Gold prices under pressure
The expectation of the Fed rate hike is an important factor that is having a huge impact on gold price dynamics right now. The Fed has a dual mandate of maximum employment and stable prices, or 2% PCE (personal consumption expenditure). Any factor that seems to contribute favorably to that mandate fuels a sell rally in gold, and vice versa.
Interest rates have been near zero since 2008. An interest rate hike would be negative for an asset not yielding any income. It leads investors to better interest-yielding asset classes such as equities and bonds.
A rate hike would be negative for gold prices (GLD) and gold stocks, including Goldcorp (GG), Yamana Gold (AUY), and Agnico Eagle Mines (AEM).

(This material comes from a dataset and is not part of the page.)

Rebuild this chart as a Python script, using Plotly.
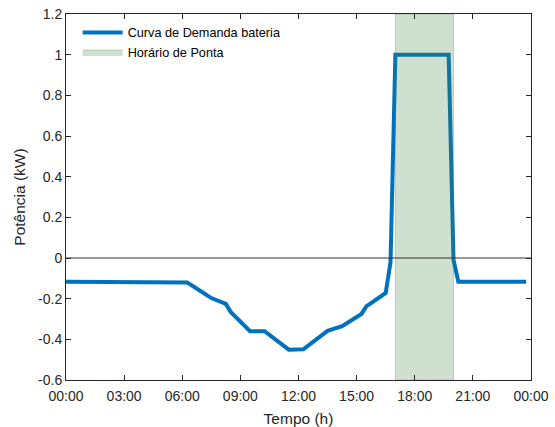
import plotly.graph_objects as go

# Data (hours of day, power in kW)
hours = [0, 5.5, 6.25, 7.0, 7.5, 8.25, 8.5, 9.5, 10.25, 11.5, 12.25, 13.5, 14.25,
         15.25, 15.5, 16.5, 16.75, 17.0, 19.75, 20.0, 20.25, 23.75]
power = [-0.117, -0.117, -0.12, -0.166, -0.197, -0.226, -0.265, -0.36, -0.36, -0.451, -0.449,
         -0.358, -0.335, -0.275, -0.238, -0.172, -0.02, 1.0, 1.0, -0.01, -0.117, -0.117]

peak_start = 17
peak_end = 20

x_tickvals = [0, 3, 6, 9, 12, 15, 18, 21, 24]
x_ticktext = ["00:00", "03:00", "06:00", "09:00", "12:00", "15:00", "18:00", "21:00", "00:00"]
y_tickvals = [-0.6, -0.4, -0.2, 0, 0.2, 0.4, 0.6, 0.8, 1.0, 1.2]
y_ticktext = ["-0.6", "-0.4", "-0.2", "0", "0.2", "0.4", "0.6", "0.8", "1", "1.2"]

FONT = "Liberation Sans, Arial, Helvetica, sans-serif"
AX = "#262626"

fig = go.Figure()
fig.add_trace(go.Scatter(
    x=hours, y=power, mode="lines", name="Curva de Demanda bateria",
    line=dict(color="#0072BD", width=4),
))
fig.add_trace(go.Scatter(
    x=[peak_start, peak_end, peak_end, peak_start, peak_start],
    y=[-0.6, -0.6, 1.2, 1.2, -0.6],
    fill="toself", mode="lines", name="Horário de Ponta",
    fillcolor="rgba(67,131,67,0.25)",
    line=dict(color="rgba(67,131,67,0.3)", width=1),
))

fig.add_shape(type="line", xref="paper", yref="y", x0=0, x1=1, y0=0, y1=0,
              line=dict(color="#333333", width=1), layer="above")

fig.update_layout(
    width=555, height=427,
    margin=dict(l=66, r=24, t=14, b=47, autoexpand=False),
    paper_bgcolor="white", plot_bgcolor="white",
    font=dict(family=FONT, color=AX, size=14),
    showlegend=True,
    legend=dict(x=0.025, y=0.99, xanchor="left", yanchor="top",
                bgcolor="rgba(255,255,255,0)", borderwidth=0,
                font=dict(size=12.7, color="#000000"),
                tracegroupgap=0, itemwidth=40),
)
fig.update_xaxes(
    range=[0, 24], tickvals=x_tickvals, ticktext=x_ticktext,
    showgrid=False, zeroline=False, showline=True, linecolor=AX, linewidth=1,
    mirror="ticks", ticks="inside", ticklen=5, tickcolor=AX, automargin=False,
    ticklabelstandoff=3,
    title=dict(text="Tempo (h)", font=dict(size=15.5, color=AX), standoff=10),
    tickfont=dict(size=14, color=AX),
)
fig.update_yaxes(
    range=[-0.6, 1.2], tickvals=y_tickvals, ticktext=y_ticktext,
    showgrid=False, zeroline=False, showline=True, linecolor=AX, linewidth=1,
    mirror="ticks", ticks="inside", ticklen=5, tickcolor=AX, automargin=False,
    title=dict(text="Potência (kW)", font=dict(size=15.5, color=AX), standoff=8),
    tickfont=dict(size=14, color=AX),
)

fig.write_html("out.html", config={"displayModeBar": False},
               post_script="document.body.style.margin='0';")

AEM forms 5.0% of the VanEck Vectors Gold Miners ETF (GDX).
As we’ve seen in the previous parts of this series, some recent US economic data has missed expectations. However, it is still doing better than most of the other developed countries. More negative data could defer the Fed rate hike, which would be positive for gold.
Investors should keep an eye on indicators that might lead to the Fed hiking interest rates sooner rather than later. This includes labor market indicators, inflation data, inflation expectations, and general economic indicators that show the health of the US economy and the sentiment of the country’s consumers.